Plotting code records
######

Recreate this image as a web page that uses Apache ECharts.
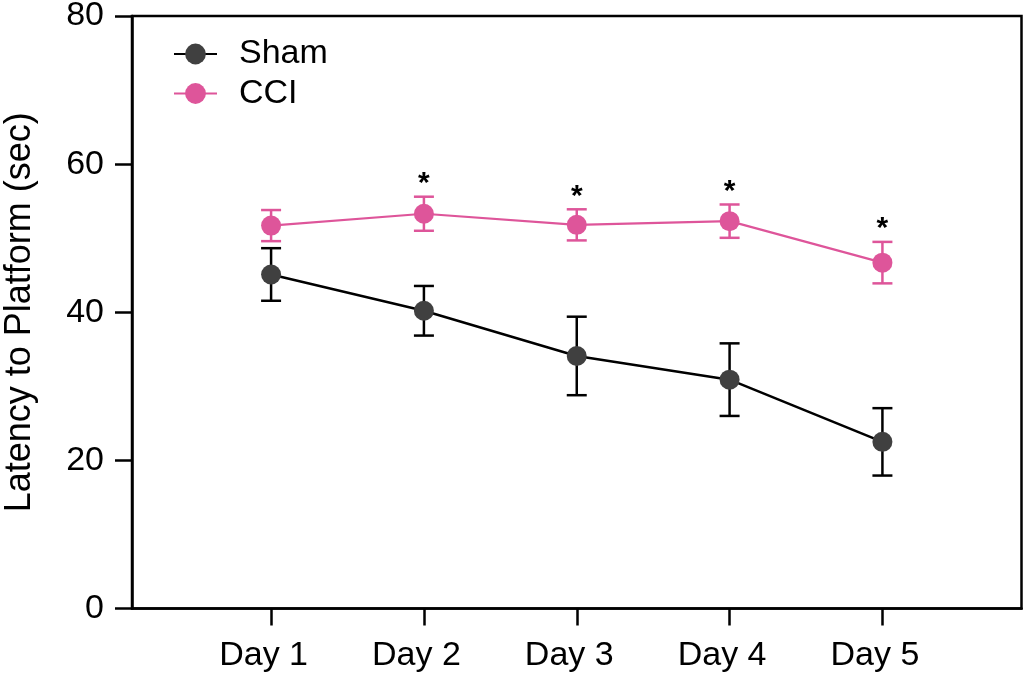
<!DOCTYPE html>
<html>
<head>
<meta charset="utf-8">
<script src="https://cdn.jsdelivr.net/npm/echarts@6/dist/echarts.min.js"></script>
<style>
html,body{margin:0;padding:0;background:#fff;}
#chart{width:1024px;height:681px;}
</style>
</head>
<body>
<div id="chart"></div>
<script>
const categories = ['Day 1', 'Day 2', 'Day 3', 'Day 4', 'Day 5'];
const shamMean = [45.1, 40.2, 34.1, 30.9, 22.5];
const shamSem  = [3.55, 3.35, 5.3, 4.9, 4.55];
const cciMean  = [51.7, 53.3, 51.8, 52.3, 46.7];
const cciSem   = [2.1, 2.3, 2.1, 2.25, 2.8];
const sigMarks = ['', '*', '*', '*', '*'];
const yTicks = [0, 20, 40, 60, 80];

const FONT = 'Liberation Sans, Arial, sans-serif';
const SHAM_LINE = '#000000', SHAM_DOT = '#404040';
const CCI_COL = '#DE559A';

const xs = categories.map((c, i) => i + 1);
const lineData = (m) => m.map((v, i) => [xs[i], v]);
const errData = (m, s) => m.map((v, i) => [xs[i], v - s[i], v + s[i]]);

function errRender(color) {
  return function (params, api) {
    const x = api.value(0);
    const lo = api.coord([x, api.value(1)]);
    const hi = api.coord([x, api.value(2)]);
    const hw = 10;
    const st = { stroke: color, lineWidth: 2.5 };
    return { type: 'group', children: [
      { type: 'line', shape: { x1: hi[0], y1: hi[1], x2: lo[0], y2: lo[1] }, style: st },
      { type: 'line', shape: { x1: hi[0] - hw, y1: hi[1], x2: hi[0] + hw, y2: hi[1] }, style: st },
      { type: 'line', shape: { x1: lo[0] - hw, y1: lo[1], x2: lo[0] + hw, y2: lo[1] }, style: st }
    ]};
  };
}

const starData = cciMean.map((v, i) => [xs[i], v + cciSem[i], sigMarks[i]]);

const chart = echarts.init(document.getElementById('chart'), null, { renderer: 'canvas' });
chart.setOption({
  animation: false,
  backgroundColor: '#fff',
  textStyle: { fontFamily: FONT },
  grid: { left: 132, right: 2.5, top: 16, bottom: 72.5, outerBoundsMode: 'none', containLabel: false,
          show: true, borderColor: '#000', borderWidth: 2.5, backgroundColor: 'transparent' },
  legend: {
    data: ['Sham', 'CCI'],
    orient: 'vertical',
    left: 168, top: 32,
    itemWidth: 43, itemHeight: 26, itemGap: 5.5,
    textStyle: { fontFamily: FONT, fontSize: 34, color: '#000', lineHeight: 34, padding: [0, 0, 0, 17] }
  },
  xAxis: {
    type: 'value', min: 0.09, max: 5.91,
    splitLine: { show: false },
    axisLine: { lineStyle: { color: '#000', width: 2.5 } },
    axisTick: { show: true, customValues: xs, length: 17, lineStyle: { color: '#000', width: 2.5 } },
    axisLabel: { customValues: xs, formatter: (v) => categories[Math.round(v) - 1] || '', fontSize: 34, color: '#000', fontFamily: FONT, margin: 30, padding: [0, 15, 0, 0] }
  },
  yAxis: {
    type: 'value', min: 0, max: 80, interval: 20,
    name: 'Latency to Platform (sec)', nameLocation: 'middle', nameGap: 94,
    nameTextStyle: { fontSize: 36, color: '#000', fontFamily: FONT },
    splitLine: { show: false },
    axisLine: { show: true, lineStyle: { color: '#000', width: 2.5 } },
    axisTick: { show: true, length: 17, lineStyle: { color: '#000', width: 2.5 } },
    axisLabel: { fontSize: 34, color: '#000', fontFamily: FONT, margin: 28, formatter: (v) => yTicks.includes(v) ? String(v) : '' }
  },
  series: [
    { name: 'Sham err', type: 'custom', renderItem: errRender(SHAM_LINE), data: errData(shamMean, shamSem), z: 1, silent: true },
    { name: 'CCI err', type: 'custom', renderItem: errRender(CCI_COL), data: errData(cciMean, cciSem), z: 1, silent: true },
    { name: 'Sham', type: 'line', data: lineData(shamMean), symbol: 'circle', symbolSize: 20,
      lineStyle: { color: SHAM_LINE, width: 2.5 }, itemStyle: { color: SHAM_DOT }, z: 3 },
    { name: 'CCI', type: 'line', data: lineData(cciMean), symbol: 'circle', symbolSize: 20,
      lineStyle: { color: CCI_COL, width: 2.2 }, itemStyle: { color: CCI_COL }, z: 3 },
    { name: 'sig', type: 'custom', silent: true, z: 4, data: starData,
      renderItem: function (params, api) {
        const p = api.coord([api.value(0), api.value(1)]);
        const t = starData[params.dataIndex][2];
        return { type: 'text', x: p[0], y: p[1] - 13, style: { text: t, fontSize: 30, fontWeight: 'bold', fontFamily: FONT, fill: '#000', align: 'center', verticalAlign: 'middle' } };
      }
    }
  ]
});
</script>
</body>
</html>
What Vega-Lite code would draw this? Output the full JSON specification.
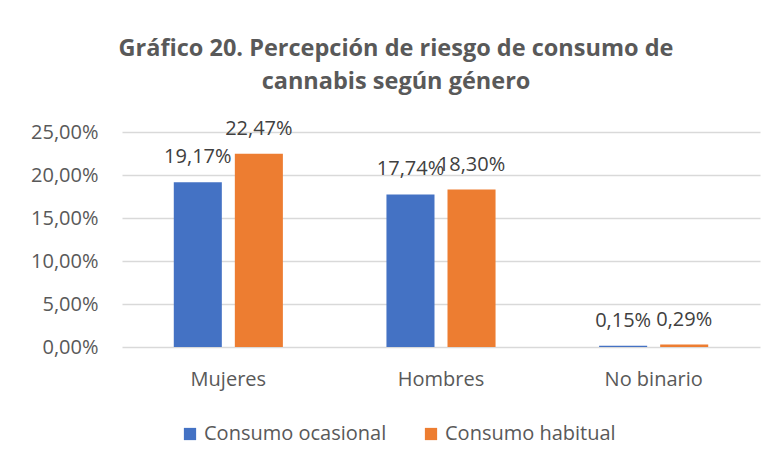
{
  "$schema": "https://vega.github.io/schema/vega-lite/v6.json",
  "autosize": {"type": "none"},
  "width": 638,
  "height": 215,
  "padding": {"left": 122, "top": 132, "right": 17, "bottom": 116},
  "background": "white",
  "config": {
    "locale": {"number": {"decimal": ",", "thousands": ".", "grouping": [3], "currency": ["", " €"]}},
    "view": {"stroke": null},
    "font": "Open Sans"
  },
  "title": {
    "text": ["Gráfico 20. Percepción de riesgo de consumo de", "cannabis según género"],
    "font": "Open Sans",
    "fontSize": 23.5,
    "fontWeight": "bold",
    "color": "#595959",
    "anchor": "middle",
    "dx": -45,
    "baseline": "alphabetic",
    "offset": 6,
    "lineHeight": 33
  },
  "data": {
    "values": [
      {"genero": "Mujeres", "tipo": "Consumo ocasional", "valor": 0.1917},
      {"genero": "Mujeres", "tipo": "Consumo habitual", "valor": 0.2247},
      {"genero": "Hombres", "tipo": "Consumo ocasional", "valor": 0.1774},
      {"genero": "Hombres", "tipo": "Consumo habitual", "valor": 0.1830},
      {"genero": "No binario", "tipo": "Consumo ocasional", "valor": 0.0015},
      {"genero": "No binario", "tipo": "Consumo habitual", "valor": 0.0029}
    ]
  },
  "encoding": {
    "x": {
      "field": "genero",
      "type": "nominal",
      "sort": ["Mujeres", "Hombres", "No binario"],
      "scale": {"paddingInner": 0.487, "paddingOuter": 0.2435},
      "axis": {
        "title": null,
        "labelAngle": 0,
        "labelFontSize": 20,
        "labelColor": "#595959",
        "labelPadding": 22,
        "ticks": false,
        "domain": false
      }
    },
    "xOffset": {
      "field": "tipo",
      "type": "nominal",
      "sort": ["Consumo ocasional", "Consumo habitual"],
      "scale": {"paddingInner": 0.213, "paddingOuter": 0}
    },
    "y": {
      "field": "valor",
      "type": "quantitative",
      "scale": {"domain": [0, 0.25], "nice": false},
      "axis": {
        "title": null,
        "values": [0, 0.05, 0.1, 0.15, 0.2, 0.25],
        "format": ".2%",
        "labelFontSize": 20,
        "labelColor": "#595959",
        "labelPadding": 24,
        "ticks": false,
        "domain": false,
        "gridColor": "#d9d9d9",
        "gridWidth": 1.5
      }
    }
  },
  "layer": [
    {
      "mark": {"type": "bar"},
      "encoding": {
        "color": {
          "field": "tipo",
          "type": "nominal",
          "sort": ["Consumo ocasional", "Consumo habitual"],
          "scale": {"domain": ["Consumo ocasional", "Consumo habitual"], "range": ["#4472C4", "#ED7D31"]},
          "legend": {
            "title": null,
            "orient": "none",
            "direction": "horizontal",
            "legendX": 58,
            "legendY": 292,
            "symbolType": "square",
            "symbolSize": 150,
            "symbolStrokeWidth": 0,
            "symbolOpacity": 1,
            "labelFontSize": 20,
            "labelColor": "#595959",
            "labelOffset": 4,
            "columnPadding": 34,
            "labelLimit": 300
          }
        }
      }
    },
    {
      "mark": {"type": "text", "baseline": "alphabetic", "dy": -19, "fontSize": 20, "color": "#404040"},
      "encoding": {
        "text": {"field": "valor", "type": "quantitative", "format": ".2%"}
      }
    }
  ]
}
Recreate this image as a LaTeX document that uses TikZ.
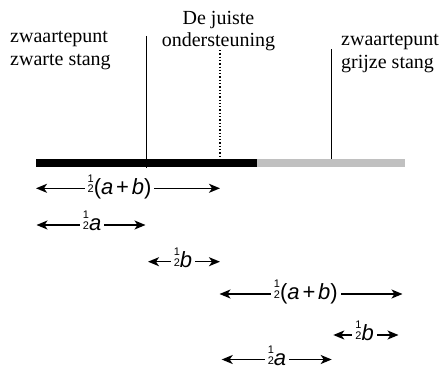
\documentclass[tikz,border=0pt]{standalone}
\usepackage{fontspec}
\setmainfont{Liberation Serif}
\newfontfamily\lblfont{Liberation Sans}
\usetikzlibrary{arrows.meta, positioning}
\definecolor{cGrijs}{RGB}{192,192,192}
\newcommand{\halfsym}{\raisebox{1.2pt}{\fontsize{11}{11}\selectfont\shortstack{1\\2}}}
\newcommand{\halfab}{\halfsym(\textit{a}\hspace{0.13em}+\hspace{0.13em}\textit{b})}

\begin{document}
\begin{tikzpicture}[x=1pt, y=-1pt,
      txt/.style={inner sep=0pt, font=\fontsize{20}{22.6}\selectfont, align=left},
      lbl/.style={fill=white, inner xsep=3pt, inner ysep=0pt, anchor=base, yshift=-5.7pt,
                  font=\lblfont\fontsize{22}{24}\selectfont},
      ar/.style={{Stealth[length=11pt, width=9pt, inset=3pt]}-{Stealth[length=11pt, width=9pt, inset=3pt]},
                 line width=1.5pt},
      pen/.style={line width=1.6pt}
    ]
    \useasboundingbox (0,0) rectangle (443,369);

    % labels (base = last line)
    \node[txt, anchor=base west] (zwart) at (10,65) {zwaartepunt\\zwarte stang};
    \node[txt, align=center, anchor=base] (steun) at (218.5,46.7) {De juiste\\ondersteuning};
    \node[txt, anchor=base west] (grijs) at (341,68.3) {zwaartepunt\\grijze stang};

    % the two bars
    \fill[black] (36,159.3) rectangle (257,166.7);
    \fill[cGrijs] (257,159.3) rectangle (405,166.7);

    % markers
    \coordinate (zTop) at (146.5,36);
    \coordinate (zBot) at (146.5,168);
    \coordinate (sTop) at (220,50);
    \coordinate (sBot) at (220,159.3);
    \coordinate (gTop) at (331.5,49);
    \coordinate (gBot) at (331.5,159.3);
    \draw[pen] (zTop) -- (zBot);
    \draw[pen, line width=1.3pt, dash pattern=on 1.3pt off 2pt] (sTop) -- (sBot);
    \draw[pen] (gTop) -- (gBot);

    % dimensions, black bar
    \coordinate (r1a) at (36,188.3);   \coordinate (r1b) at (220,188.3);
    \coordinate (r2a) at (36.5,225);   \coordinate (r2b) at (145.5,225);
    \coordinate (r3a) at (148,261.7);  \coordinate (r3b) at (220,261.7);
    \draw[ar] (r1a) -- node[lbl, pos=0.454] (l1) {\halfab} (r1b);
    \draw[ar] (r2a) -- node[lbl, pos=0.51] (l2) {\halfsym\textit{a}} (r2b);
    \draw[ar] (r3a) -- node[lbl, pos=0.486] (l3) {\halfsym\textit{b}} (r3b);

    % dimensions, grey bar
    \coordinate (r4a) at (219.5,294);  \coordinate (r4b) at (402.5,294);
    \coordinate (r5a) at (333.3,335);  \coordinate (r5b) at (398.5,335);
    \coordinate (r6a) at (221.7,359.5); \coordinate (r6b) at (331.7,359.5);
    \draw[ar] (r4a) -- node[lbl, pos=0.472] (l4) {\halfab} (r4b);
    \draw[ar] (r5a) -- node[lbl, pos=0.48] (l5) {\halfsym\textit{b}} (r5b);
    \draw[ar] (r6a) -- node[lbl, pos=0.503] (l6) {\halfsym\textit{a}} (r6b);
  \end{tikzpicture}
\end{document}
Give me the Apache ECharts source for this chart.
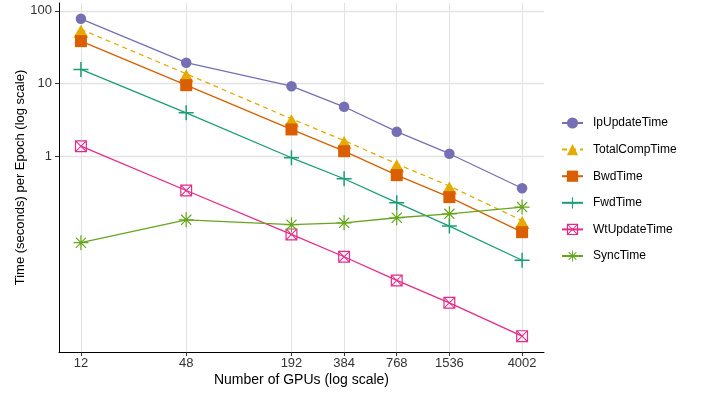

######

**WHAT IS ASKED:**
Extract each line from the entries above that contains the string "image".

**SOLUTION:**
Recreate this image as a web page that uses Apache ECharts.
Recreate this image as a LaTeX document that uses TikZ.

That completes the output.